First Workshop on
Legal Knowledge and the Semantic Web (LK&SW-2013)
jointly with AICOL follow-up activities

The two research areas of Legal Knowledge & Information Systems, and the Semantic Web are very much interconnected. The legal domain is an ideal field of study for Semantic Web researchers, as it uses and contributes to most of the topics that are relevant to the community. Given the complex interactions of legal actors, legal sources and legal processes, as well as the relevance and potential impact of decisions in the juridical and social processes of a country, it provides a challenging context and an important opportunity for groundbreaking research results. At the same time, Semantic Web formalisms and technologies provide a set of technical instruments which can be fruitfully adopted by legal experts to represent, interlink, and reason over legal knowledge and related aspects such as provenance, privacy, and trust. In particular, Semantic Web technology facilitates standards- based legal knowledge representation, which enables the possibility of legal information reuse over the Web.

Ontologies, knowledge extraction and reasoning techniques have been studied by the Artificial Intelligence & Law community for years, but only few and sparse connections with the Semantic Web community have resulted from these interactions. The aim of this workshop is to study the challenges that the legal domain poses to Semantic Web research, and how Semantic Web technologies and formalisms can contribute to address these open issues.

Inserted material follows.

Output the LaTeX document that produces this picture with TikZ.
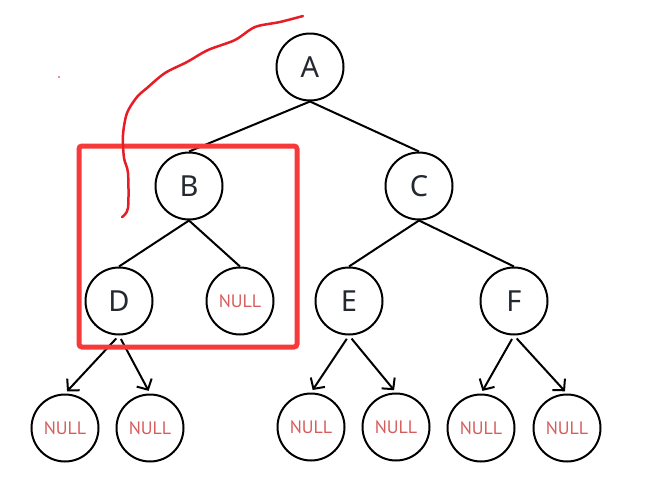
\documentclass[tikz,border=0pt]{standalone}
\usepackage{fontspec}
\setmainfont{Noto Sans}
\newfontfamily\nilfont{PT Sans}
\usetikzlibrary{arrows.meta}
\definecolor{letter}{RGB}{36,40,48}
\definecolor{nullred}{RGB}{214,92,92}
\definecolor{boxred}{RGB}{246,58,58}
\definecolor{penred}{RGB}{232,28,36}

\begin{document}
\begin{tikzpicture}[x=1pt,y=-1pt,
  knot/.style={draw,circle,line width=2pt,minimum size=67pt,inner sep=0pt,
    text=letter,font=\fontsize{29}{29}\selectfont},
  nil/.style={knot,text=nullred,font=\nilfont\fontsize{18}{18}\selectfont},
  branch/.style={line width=2pt},
  pointer/.style={line width=2pt,-{Straight Barb[length=8pt,width=17pt,line width=2pt]},
    shorten <=4pt,shorten >=3pt}]
\useasboundingbox (0,0) rectangle (663,498);

\path   (310,67)  node[knot] (A) {A}
        (189,186) node[knot] (B) {B}
        (419,186) node[knot] (C) {C}
        (119,301) node[knot] (D) {D}
        (240,301) node[nil]  (Bn) {NULL}
        (349,301) node[knot] (E) {E}
        (514,301) node[knot] (F) {F}
        (65,428)  node[nil]  (Dl) {NULL}
        (150,428) node[nil]  (Dr) {NULL}
        (311,427) node[nil]  (El) {NULL}
        (396,427) node[nil]  (Er) {NULL}
        (481,428) node[nil]  (Fl) {NULL}
        (567,428) node[nil]  (Fr) {NULL};

\foreach \top/\sub in {A/B,A/C,B/D,B/Bn,C/E,C/F}
	\draw[branch] (\top.south) -- (\sub.north);
\foreach \top/\sub in {D/Dl,D/Dr,E/El,E/Er,F/Fl,F/Fr}
	\draw[pointer] (\top.south) -- (\sub.north);

% red marks
\draw[boxred,line width=5pt,rounded corners=3pt] (79,146) rectangle (297,347);
\draw[penred,line width=2.5pt,line cap=round,line join=round]
  plot[smooth] coordinates {(303,16) (280,22) (255,27) (235,40) (208,50) (187,62)
    (165,73) (147,88) (137,97) (127,113) (123,135) (124,158) (128,173) (128,208) (122,217)};
\fill[penred] (59,77) circle (0.8pt);
\end{tikzpicture}
\end{document}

This way, we promote the use of legal knowledge for addressing Semantic Web research questions and, vice versa, to use Semantic Web technologies as tools for reasoning over legal knowledge.

In particular, the workshop will look for original, high quality contributions that explore the following topics (but not limited to):

  • Access policies for Semantic Web datasets
  • Online dispute resolution and mediation on the Semantic Web
  • Regulations and privacy issues in Social Web communities
  • Using Semantic Web formalisms and technologies in large legal document collections
  • Legal knowledge in Linked Open Data
  • Semantic annotations for legal texts
  • Legal reasoning and querying in the Semantic Web
  • Data licensing on the Semantic Web
  • Provenance information for detecting violations of norms/policies
  • Expressive vs. lightweight representations of legal knowledge
  • Core and domain ontologies for the legal domain
  • Ontology design patterns for the legal domain
  • OWL approaches to reasoning and legal knowledge
  • Data interlinking of legal content
  • Provenance, trust and metadata for authoritative sources
  • Publishing and reusing of legal-related content in Linked Data
  • Rules in the Semantic Web

Organizing Committee
Guido Governatori (NICTA Queensland)
Rinke Hoekstra (VU Amsterdam/University of Amsterdam)
Monica Palmirani (University of Bologna)
Antonino Rotolo (University of Bologna)
Serena Villata (INRIA Sophia Antipolis)

Program Committee
Marco Comerio (University of Milan)
Enrico Francesconi (ITTIG, Florence)
Fabien Gandon (INRIA Sophia Antipolis)
Roberto Garcia (University of Lleida)
Thomas Gordon (Fraunhofer)
Olaf Hartig (University of Waterloo)
Renato Iannella (Semantic Identity)
Lalana Kagal (MIT)
Adrian Paschke (Free University Berlin)
Victor Rodriguez-Doncel (Universidad Politecnica de Madrid)
Luigi Sauro (University of Naples)

Important Dates
October 14th: Deadline for papers submission
November 15th: Papers notification of acceptance
December 11th: Workshop at JURIX

Submission:
https://www.easychair.org/conferences/?conf=lksw2013

Publication Opportunity
A selection of the best papers of the workshop will be published at LNAI Springer Series jointly with AICOL IV-V follow-up activities.